Tuesday, April 30, 2013

Amputee Graduates Army Air Assault School

Sergeant First Class Greg Robinson, 34, has graduated from the Army's Sabalauski Air Assault School at Fort Campbell.  The course is a physically tough 10-day package that adapts a combat soldier to rapid-assault operations out of helicopters.  At his age, that had to be difficult. 

It's even tougher when you're an amputee.

Besides the mechanics of operating in close proximity to helicopters in a combat environment, including pathfinder ops and slingloads, the candidates are required to do a daily two-mile run in under 18 minutes and an obstacle course (including a rope climb), conduct a variety of rappels and fast rope descents from fixed sites and helicopters, and finally a 12-mile forced march with combat load in under three hours.  All evolutions require wearing a 35-pound rucksack.  A successful completion of the course earns the soldier the Air Assault Badge and an open ability to operate within the 101st Airborne Division (Air Assault) stationed at Fort Campbell.
In the case of SFC Robinson, though, he had to successfully complete the requirements – unmodified or 'normed' – with his right leg having been amputated just below the knee, the result of combat action in Afghanistan in 2006 while assigned (it seems) to the 20th Engineer Brigade.  He is currently assigned as a platoon sergeant with the 101st: "It's not my job.  It's my lifestyle."  As to part of his motivation: "I have roughly 30 men in my platoon.  As a leader, I didn't want to tell my soldiers that they needed to go to air assault school, if I'm not air assault qualified."

There are soldiers who drop out of the course who are otherwise physically capable of doing it.  SFC Robinson shows that, like any demanding course of this type in the military, it is primarily a matter of determination.  At one point during the obstacle course run and again during the 12-mile march, he had to rip off his prosthesis and repair it after its piston broke down, then he straped it back on and finished in good time.  "It's not an obstacle if you don't let it slow you down."
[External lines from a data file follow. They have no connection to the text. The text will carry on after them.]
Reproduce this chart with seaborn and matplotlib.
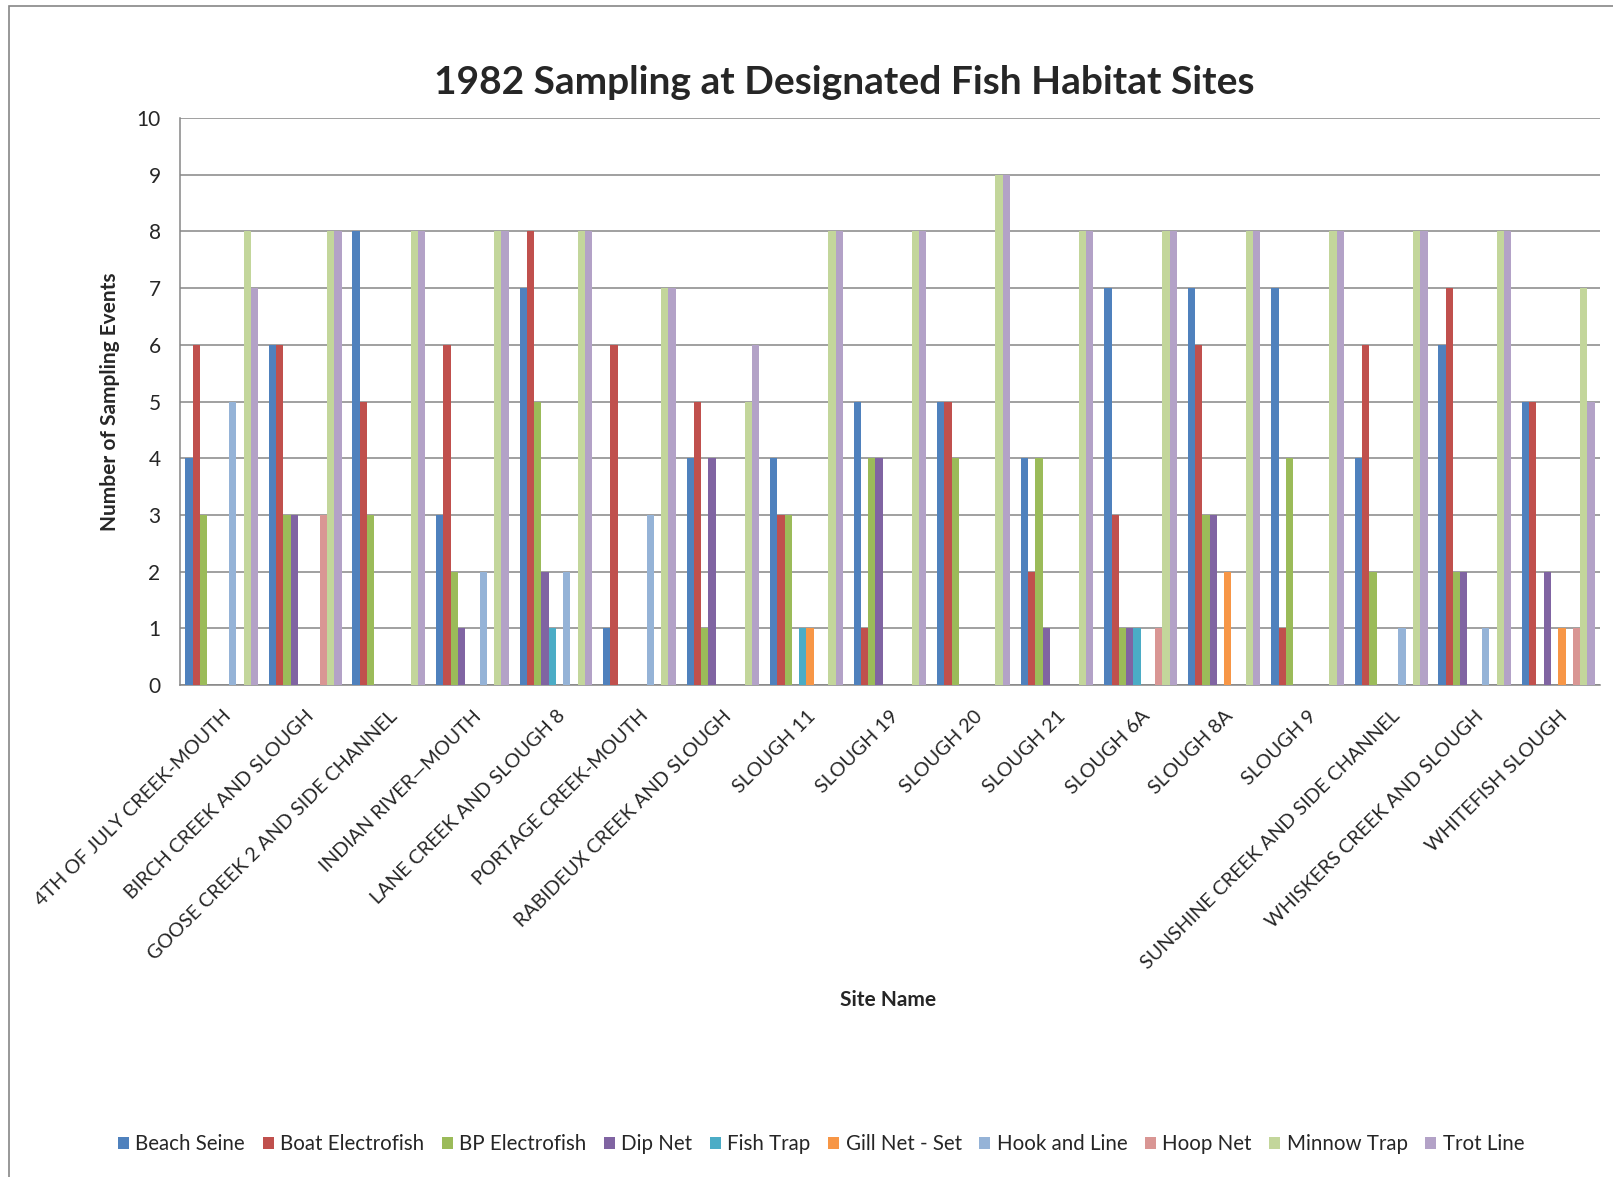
import seaborn as sns
import matplotlib.pyplot as plt
import numpy as np
import pandas as pd
from matplotlib.patches import Patch, Rectangle

sites = ['4TH OF JULY CREEK-MOUTH', 'BIRCH CREEK AND SLOUGH', 'GOOSE CREEK 2 AND SIDE CHANNEL',
         'INDIAN RIVER\u2014MOUTH', 'LANE CREEK AND SLOUGH 8', 'PORTAGE CREEK-MOUTH',
         'RABIDEUX CREEK AND SLOUGH', 'SLOUGH 11', 'SLOUGH 19', 'SLOUGH 20', 'SLOUGH 21',
         'SLOUGH 6A', 'SLOUGH 8A', 'SLOUGH 9', 'SUNSHINE CREEK AND SIDE CHANNEL',
         'WHISKERS CREEK AND SLOUGH', 'WHITEFISH SLOUGH']

methods = ['Beach Seine', 'Boat Electrofish', 'BP Electrofish', 'Dip Net', 'Fish Trap',
           'Gill Net - Set', 'Hook and Line', 'Hoop Net', 'Minnow Trap', 'Trot Line']

beach_seine      = [4, 6, 8, 3, 7, 1, 4, 4, 5, 5, 4, 7, 7, 7, 4, 6, 5]
boat_electrofish = [6, 6, 5, 6, 8, 6, 5, 3, 1, 5, 2, 3, 6, 1, 6, 7, 5]
bp_electrofish   = [3, 3, 3, 2, 5, 0, 1, 3, 4, 4, 4, 1, 3, 4, 2, 2, 0]
dip_net          = [0, 3, 0, 1, 2, 0, 4, 0, 4, 0, 1, 1, 3, 0, 0, 2, 2]
fish_trap        = [0, 0, 0, 0, 1, 0, 0, 1, 0, 0, 0, 1, 0, 0, 0, 0, 0]
gill_net_set     = [0, 0, 0, 0, 0, 0, 0, 1, 0, 0, 0, 0, 2, 0, 0, 0, 1]
hook_and_line    = [5, 0, 0, 2, 2, 3, 0, 0, 0, 0, 0, 0, 0, 0, 1, 1, 0]
hoop_net         = [0, 3, 0, 0, 0, 0, 0, 0, 0, 0, 0, 1, 0, 0, 0, 0, 1]
minnow_trap      = [8, 8, 8, 8, 8, 7, 5, 8, 8, 9, 8, 8, 8, 8, 8, 8, 7]
trot_line        = [7, 8, 8, 8, 8, 7, 6, 8, 8, 9, 8, 8, 8, 8, 8, 8, 5]

colors = ['#4F81BD', '#C0504D', '#9BBB59', '#8064A2', '#4BACC6',
          '#F79646', '#95B3D7', '#D99694', '#C3D69B', '#B3A2C7']

series = [beach_seine, boat_electrofish, bp_electrofish, dip_net, fish_trap,
          gill_net_set, hook_and_line, hoop_net, minnow_trap, trot_line]
rows = []
for m, vals in zip(methods, series):
    for s, v in zip(sites, vals):
        rows.append({'site': s, 'method': m, 'count': v})
df = pd.DataFrame(rows)

sns.set_style('white')
plt.rcParams['font.family'] = ['Lato', 'DejaVu Sans']

fig = plt.figure(figsize=(16.13, 11.77), dpi=100)
ax = fig.add_axes([180 / 1613, 1 - 685 / 1177, 1420 / 1613, 567 / 1177])

sns.barplot(data=df, x='site', y='count', hue='method', hue_order=methods,
            order=sites, palette=colors, saturation=1, width=0.87,
            errorbar=None, ax=ax, legend=False, linewidth=0, zorder=3)

ax.set_ylim(0, 10)
ax.set_xlim(-0.5, len(sites) - 0.5)
ax.set_yticks(range(0, 11))
ax.yaxis.grid(True, color='#868686', linewidth=1.1, zorder=0)
ax.set_axisbelow(True)
for sp in ['top', 'right']:
    ax.spines[sp].set_visible(False)
for sp in ['left', 'bottom']:
    ax.spines[sp].set_color('#868686')
    ax.spines[sp].set_linewidth(1.1)

ax.tick_params(axis='y', length=6, color='#868686', labelsize=15, pad=8)
ax.set_xticks(np.arange(len(sites)))
ax.set_xticklabels(sites, rotation=45, ha='right', rotation_mode='anchor', fontsize=14.2)
ax.tick_params(axis='x', which='major', length=0, pad=16)
ax.set_xticks(np.arange(-0.5, len(sites)), minor=True)
ax.tick_params(axis='x', which='minor', length=6, color='#868686')
ax.set_xlabel('')
ax.set_ylabel('Number of Sampling Events', fontsize=15, fontweight='bold', labelpad=12)

fig.text(844 / 1613, 1 - 82 / 1177, '1982 Sampling at Designated Fish Habitat Sites',
         ha='center', va='center', fontsize=28, fontweight='bold')
fig.text(888 / 1613, 1 - 1000 / 1177, 'Site Name', ha='center', va='center',
         fontsize=15, fontweight='bold')

handles = [Patch(facecolor=c, edgecolor='none') for c in colors]
fig.legend(handles, methods, loc='center', bbox_to_anchor=(821 / 1613, 1 - 1144 / 1177),
           ncol=10, frameon=False, fontsize=14.8, handlelength=0.55, handleheight=0.55,
           handletextpad=0.3, columnspacing=0.85)

fig.patches.append(Rectangle((9 / 1613, -0.01), 1.02, 1 - 6 / 1177 + 0.01,
                             transform=fig.transFigure, fill=False,
                             edgecolor='#868686', linewidth=1.2))

fig.savefig('out.png', dpi=100)
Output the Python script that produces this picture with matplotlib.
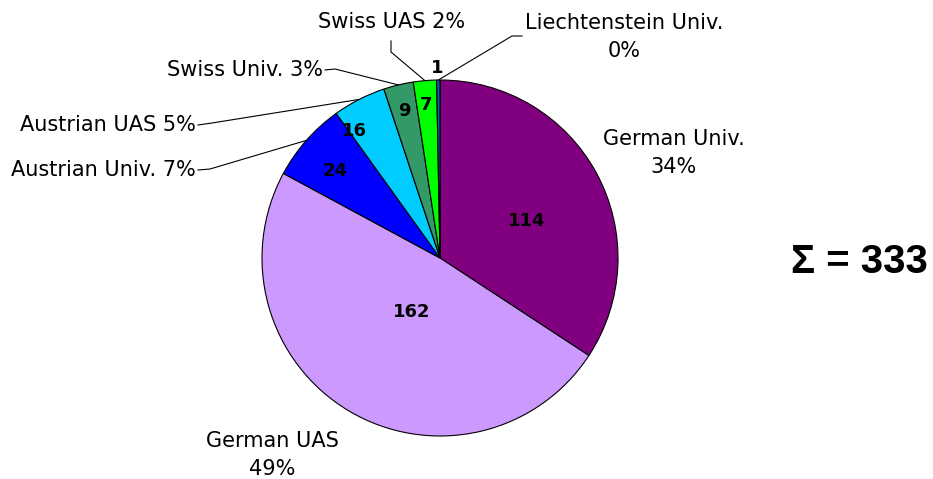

He is also a model to so many others (Boston comes to mind, for example) who have suffered life-changing injuries.  I knew two officers on active duty back during the time of Viet Nam who were trying to stay in the Army after having lost an eye and a left hand, respectively.  The military typically has no time for people with this type of determination, despite their abilities to overcome obstacles, but there are more servicemembers who are proving the military wrong and who fortunately are given a chance to contribute still to their country.  (And whether on active duty or not, who can surpass the story of Marine Corporal Todd Love?)

As for disabilities, I often go back to my love of history and remember that hard times prove the mettle of hard people.  As for aviation, examples include Georges Guynumer, top French ace during World War I who suffered from tuberculosis but insisted on continuing the fight.  Toward the end, he had to be carried to his plane, yet still managed to accumulate 53 kills.  In World War II, some greats included the famous Stuka pilot Ernst Rudel, the most decorated pilot of the Luftwaffe, who lost his left leg; Douglas Bader, top ace of the RAF, lost both legs; and Saburo Sakai, one of the top Japanese aces, was blind in his left eye. 

Congratulations, SFC Robinson, or 'BZ' as we say in the naval service.  We need more people with your determination, though I pray without your obstacle.  But obstacle or not, you're a good man.


  1. Pretty amazing. I suppose, if there was a draft again, men like him would be pastured out. But there's historical precedent for armies with leaders wearing prostheses. The French Foreign Legion of the 19th Century was said to have officers "who wore much wood," usually peg legs but sometimes even wooden hands.

  2. True. I spent about a week with my platoon doing some training in Corsica with the LE, & bumped into them again in Beirut. I remember one evening trying to diplomatically remark that all their most famous battles were ones that they lost, but this was coming from someone from the land of the Alamo.

    Their most prized relic is the wooden hand of Captain Anjou from the Battle of Camerón in 1863 in Mexico, which had similar results for the French to our Alamo. In fact, Camerón Day was celebrated last 30 April.

    I'm encouraged that with examples like SFC Robinson, our military is taking a more realistic attitude about them.